Return the whole listing, line for line, without the pictures in it.

+++ COLLECTED DATA +++

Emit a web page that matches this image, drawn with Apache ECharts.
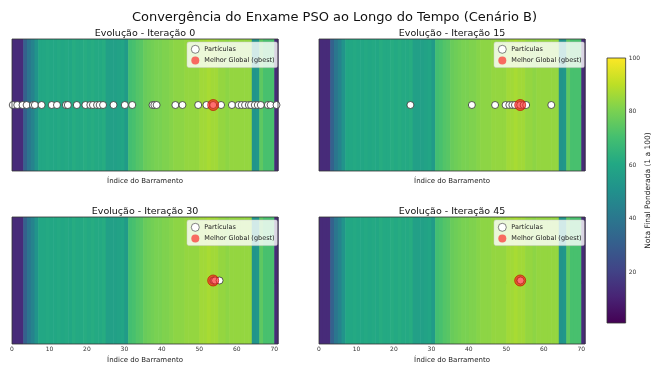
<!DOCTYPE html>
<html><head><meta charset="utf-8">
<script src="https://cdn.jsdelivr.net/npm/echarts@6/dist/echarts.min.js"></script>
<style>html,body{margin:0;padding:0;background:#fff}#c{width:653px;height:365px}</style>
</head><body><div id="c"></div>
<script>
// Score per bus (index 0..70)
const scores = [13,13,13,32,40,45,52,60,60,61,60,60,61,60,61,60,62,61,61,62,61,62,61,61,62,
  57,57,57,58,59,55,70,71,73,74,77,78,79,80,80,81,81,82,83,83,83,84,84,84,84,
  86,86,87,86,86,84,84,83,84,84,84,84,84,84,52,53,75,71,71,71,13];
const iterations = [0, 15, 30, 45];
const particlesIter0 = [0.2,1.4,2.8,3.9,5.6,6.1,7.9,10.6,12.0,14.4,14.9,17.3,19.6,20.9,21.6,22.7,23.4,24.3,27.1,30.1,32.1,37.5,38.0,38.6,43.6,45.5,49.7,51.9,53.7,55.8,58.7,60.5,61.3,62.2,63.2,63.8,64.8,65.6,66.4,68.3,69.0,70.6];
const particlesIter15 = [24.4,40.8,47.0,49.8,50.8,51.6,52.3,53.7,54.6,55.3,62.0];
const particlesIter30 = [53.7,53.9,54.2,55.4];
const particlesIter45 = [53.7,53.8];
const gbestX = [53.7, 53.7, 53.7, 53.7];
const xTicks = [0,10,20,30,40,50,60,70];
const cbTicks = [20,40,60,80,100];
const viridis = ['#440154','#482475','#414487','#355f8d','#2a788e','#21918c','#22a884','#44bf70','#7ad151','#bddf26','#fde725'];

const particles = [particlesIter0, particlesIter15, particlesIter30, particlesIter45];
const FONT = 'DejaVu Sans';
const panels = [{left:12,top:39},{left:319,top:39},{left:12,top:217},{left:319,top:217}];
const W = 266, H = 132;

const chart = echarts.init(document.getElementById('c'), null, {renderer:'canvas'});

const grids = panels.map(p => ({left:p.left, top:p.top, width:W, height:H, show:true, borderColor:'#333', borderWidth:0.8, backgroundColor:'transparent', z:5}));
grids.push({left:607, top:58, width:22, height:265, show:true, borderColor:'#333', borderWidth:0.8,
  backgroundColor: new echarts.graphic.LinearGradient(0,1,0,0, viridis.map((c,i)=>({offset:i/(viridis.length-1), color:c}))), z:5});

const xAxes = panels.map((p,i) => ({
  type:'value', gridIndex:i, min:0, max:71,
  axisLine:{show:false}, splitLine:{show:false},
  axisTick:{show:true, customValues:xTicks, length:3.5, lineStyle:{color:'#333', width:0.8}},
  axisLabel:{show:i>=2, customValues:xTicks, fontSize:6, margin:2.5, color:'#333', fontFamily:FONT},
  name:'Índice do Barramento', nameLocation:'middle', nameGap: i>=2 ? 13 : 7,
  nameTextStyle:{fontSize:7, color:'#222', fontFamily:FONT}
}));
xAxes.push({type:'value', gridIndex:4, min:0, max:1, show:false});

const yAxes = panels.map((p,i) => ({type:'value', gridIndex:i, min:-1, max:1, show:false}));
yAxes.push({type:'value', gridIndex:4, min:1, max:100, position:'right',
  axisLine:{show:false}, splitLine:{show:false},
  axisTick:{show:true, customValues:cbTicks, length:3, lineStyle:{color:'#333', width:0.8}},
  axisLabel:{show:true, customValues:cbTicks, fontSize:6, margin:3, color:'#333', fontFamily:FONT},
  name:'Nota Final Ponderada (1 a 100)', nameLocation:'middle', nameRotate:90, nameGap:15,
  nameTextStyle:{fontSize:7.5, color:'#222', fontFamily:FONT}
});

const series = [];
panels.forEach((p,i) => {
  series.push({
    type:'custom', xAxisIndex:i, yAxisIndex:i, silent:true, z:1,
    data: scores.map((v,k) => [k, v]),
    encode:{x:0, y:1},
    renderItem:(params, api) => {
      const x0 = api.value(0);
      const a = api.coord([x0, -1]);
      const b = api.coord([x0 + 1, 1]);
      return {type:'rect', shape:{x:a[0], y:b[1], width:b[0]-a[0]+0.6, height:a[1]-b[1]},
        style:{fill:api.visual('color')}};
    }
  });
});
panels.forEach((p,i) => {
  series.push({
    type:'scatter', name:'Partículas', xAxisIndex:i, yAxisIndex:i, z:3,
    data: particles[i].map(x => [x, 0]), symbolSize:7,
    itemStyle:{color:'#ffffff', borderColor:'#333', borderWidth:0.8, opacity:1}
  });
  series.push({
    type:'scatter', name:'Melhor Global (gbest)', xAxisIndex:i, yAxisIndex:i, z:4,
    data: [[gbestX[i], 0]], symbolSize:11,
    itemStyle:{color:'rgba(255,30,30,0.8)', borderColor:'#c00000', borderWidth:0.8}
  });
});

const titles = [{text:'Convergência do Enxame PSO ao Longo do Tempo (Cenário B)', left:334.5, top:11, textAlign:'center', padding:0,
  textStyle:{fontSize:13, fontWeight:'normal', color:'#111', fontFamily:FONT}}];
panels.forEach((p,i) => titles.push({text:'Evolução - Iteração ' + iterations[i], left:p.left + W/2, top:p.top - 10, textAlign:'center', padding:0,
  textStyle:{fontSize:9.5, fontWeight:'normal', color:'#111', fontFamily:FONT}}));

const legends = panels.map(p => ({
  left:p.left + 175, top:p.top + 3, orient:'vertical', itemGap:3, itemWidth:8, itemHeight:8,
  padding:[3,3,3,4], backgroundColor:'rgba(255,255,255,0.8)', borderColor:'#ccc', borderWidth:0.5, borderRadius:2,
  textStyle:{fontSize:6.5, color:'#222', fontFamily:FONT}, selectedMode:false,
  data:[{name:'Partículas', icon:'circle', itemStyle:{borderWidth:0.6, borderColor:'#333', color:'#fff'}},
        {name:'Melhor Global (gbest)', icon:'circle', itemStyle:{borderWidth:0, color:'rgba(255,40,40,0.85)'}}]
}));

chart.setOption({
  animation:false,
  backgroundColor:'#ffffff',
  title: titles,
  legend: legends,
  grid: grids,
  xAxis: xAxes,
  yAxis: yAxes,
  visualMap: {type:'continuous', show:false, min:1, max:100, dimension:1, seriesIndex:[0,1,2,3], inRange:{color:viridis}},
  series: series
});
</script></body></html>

+++

• [PROBLEM SOLUTION]
Emit a web page that matches this image, drawn with Apache ECharts.
<!DOCTYPE html>
<html><head><meta charset="utf-8">
<script src="https://cdn.jsdelivr.net/npm/echarts@6/dist/echarts.min.js"></script>
<style>html,body{margin:0;padding:0;background:#fff}#c{width:653px;height:365px}</style>
</head><body><div id="c"></div>
<script>
// Score per bus (index 0..70)
const scores = [13,13,13,32,40,45,52,60,60,61,60,60,61,60,61,60,62,61,61,62,61,62,61,61,62,
  57,57,57,58,59,55,70,71,73,74,77,78,79,80,80,81,81,82,83,83,83,84,84,84,84,
  86,86,87,86,86,84,84,83,84,84,84,84,84,84,52,53,75,71,71,71,13];
const iterations = [0, 15, 30, 45];
const particlesIter0 = [0.2,1.4,2.8,3.9,5.6,6.1,7.9,10.6,12.0,14.4,14.9,17.3,19.6,20.9,21.6,22.7,23.4,24.3,27.1,30.1,32.1,37.5,38.0,38.6,43.6,45.5,49.7,51.9,53.7,55.8,58.7,60.5,61.3,62.2,63.2,63.8,64.8,65.6,66.4,68.3,69.0,70.6];
const particlesIter15 = [24.4,40.8,47.0,49.8,50.8,51.6,52.3,53.7,54.6,55.3,62.0];
const particlesIter30 = [53.7,53.9,54.2,55.4];
const particlesIter45 = [53.7,53.8];
const gbestX = [53.7, 53.7, 53.7, 53.7];
const xTicks = [0,10,20,30,40,50,60,70];
const cbTicks = [20,40,60,80,100];
const viridis = ['#440154','#482475','#414487','#355f8d','#2a788e','#21918c','#22a884','#44bf70','#7ad151','#bddf26','#fde725'];

const particles = [particlesIter0, particlesIter15, particlesIter30, particlesIter45];
const FONT = 'DejaVu Sans';
const panels = [{left:12,top:39},{left:319,top:39},{left:12,top:217},{left:319,top:217}];
const W = 266, H = 132;

const chart = echarts.init(document.getElementById('c'), null, {renderer:'canvas'});

const grids = panels.map(p => ({left:p.left, top:p.top, width:W, height:H, show:true, borderColor:'#333', borderWidth:0.8, backgroundColor:'transparent', z:5}));
grids.push({left:607, top:58, width:22, height:265, show:true, borderColor:'#333', borderWidth:0.8,
  backgroundColor: new echarts.graphic.LinearGradient(0,1,0,0, viridis.map((c,i)=>({offset:i/(viridis.length-1), color:c}))), z:5});

const xAxes = panels.map((p,i) => ({
  type:'value', gridIndex:i, min:0, max:71,
  axisLine:{show:false}, splitLine:{show:false},
  axisTick:{show:true, customValues:xTicks, length:3.5, lineStyle:{color:'#333', width:0.8}},
  axisLabel:{show:i>=2, customValues:xTicks, fontSize:6, margin:2.5, color:'#333', fontFamily:FONT},
  name:'Índice do Barramento', nameLocation:'middle', nameGap: i>=2 ? 13 : 7,
  nameTextStyle:{fontSize:7, color:'#222', fontFamily:FONT}
}));
xAxes.push({type:'value', gridIndex:4, min:0, max:1, show:false});

const yAxes = panels.map((p,i) => ({type:'value', gridIndex:i, min:-1, max:1, show:false}));
yAxes.push({type:'value', gridIndex:4, min:1, max:100, position:'right',
  axisLine:{show:false}, splitLine:{show:false},
  axisTick:{show:true, customValues:cbTicks, length:3, lineStyle:{color:'#333', width:0.8}},
  axisLabel:{show:true, customValues:cbTicks, fontSize:6, margin:3, color:'#333', fontFamily:FONT},
  name:'Nota Final Ponderada (1 a 100)', nameLocation:'middle', nameRotate:90, nameGap:15,
  nameTextStyle:{fontSize:7.5, color:'#222', fontFamily:FONT}
});

const series = [];
panels.forEach((p,i) => {
  series.push({
    type:'custom', xAxisIndex:i, yAxisIndex:i, silent:true, z:1,
    data: scores.map((v,k) => [k, v]),
    encode:{x:0, y:1},
    renderItem:(params, api) => {
      const x0 = api.value(0);
      const a = api.coord([x0, -1]);
      const b = api.coord([x0 + 1, 1]);
      return {type:'rect', shape:{x:a[0], y:b[1], width:b[0]-a[0]+0.6, height:a[1]-b[1]},
        style:{fill:api.visual('color')}};
    }
  });
});
panels.forEach((p,i) => {
  series.push({
    type:'scatter', name:'Partículas', xAxisIndex:i, yAxisIndex:i, z:3,
    data: particles[i].map(x => [x, 0]), symbolSize:7,
    itemStyle:{color:'#ffffff', borderColor:'#333', borderWidth:0.8, opacity:1}
  });
  series.push({
    type:'scatter', name:'Melhor Global (gbest)', xAxisIndex:i, yAxisIndex:i, z:4,
    data: [[gbestX[i], 0]], symbolSize:11,
    itemStyle:{color:'rgba(255,30,30,0.8)', borderColor:'#c00000', borderWidth:0.8}
  });
});

const titles = [{text:'Convergência do Enxame PSO ao Longo do Tempo (Cenário B)', left:334.5, top:11, textAlign:'center', padding:0,
  textStyle:{fontSize:13, fontWeight:'normal', color:'#111', fontFamily:FONT}}];
panels.forEach((p,i) => titles.push({text:'Evolução - Iteração ' + iterations[i], left:p.left + W/2, top:p.top - 10, textAlign:'center', padding:0,
  textStyle:{fontSize:9.5, fontWeight:'normal', color:'#111', fontFamily:FONT}}));

const legends = panels.map(p => ({
  left:p.left + 175, top:p.top + 3, orient:'vertical', itemGap:3, itemWidth:8, itemHeight:8,
  padding:[3,3,3,4], backgroundColor:'rgba(255,255,255,0.8)', borderColor:'#ccc', borderWidth:0.5, borderRadius:2,
  textStyle:{fontSize:6.5, color:'#222', fontFamily:FONT}, selectedMode:false,
  data:[{name:'Partículas', icon:'circle', itemStyle:{borderWidth:0.6, borderColor:'#333', color:'#fff'}},
        {name:'Melhor Global (gbest)', icon:'circle', itemStyle:{borderWidth:0, color:'rgba(255,40,40,0.85)'}}]
}));

chart.setOption({
  animation:false,
  backgroundColor:'#ffffff',
  title: titles,
  legend: legends,
  grid: grids,
  xAxis: xAxes,
  yAxis: yAxes,
  visualMap: {type:'continuous', show:false, min:1, max:100, dimension:1, seriesIndex:[0,1,2,3], inRange:{color:viridis}},
  series: series
});
</script></body></html>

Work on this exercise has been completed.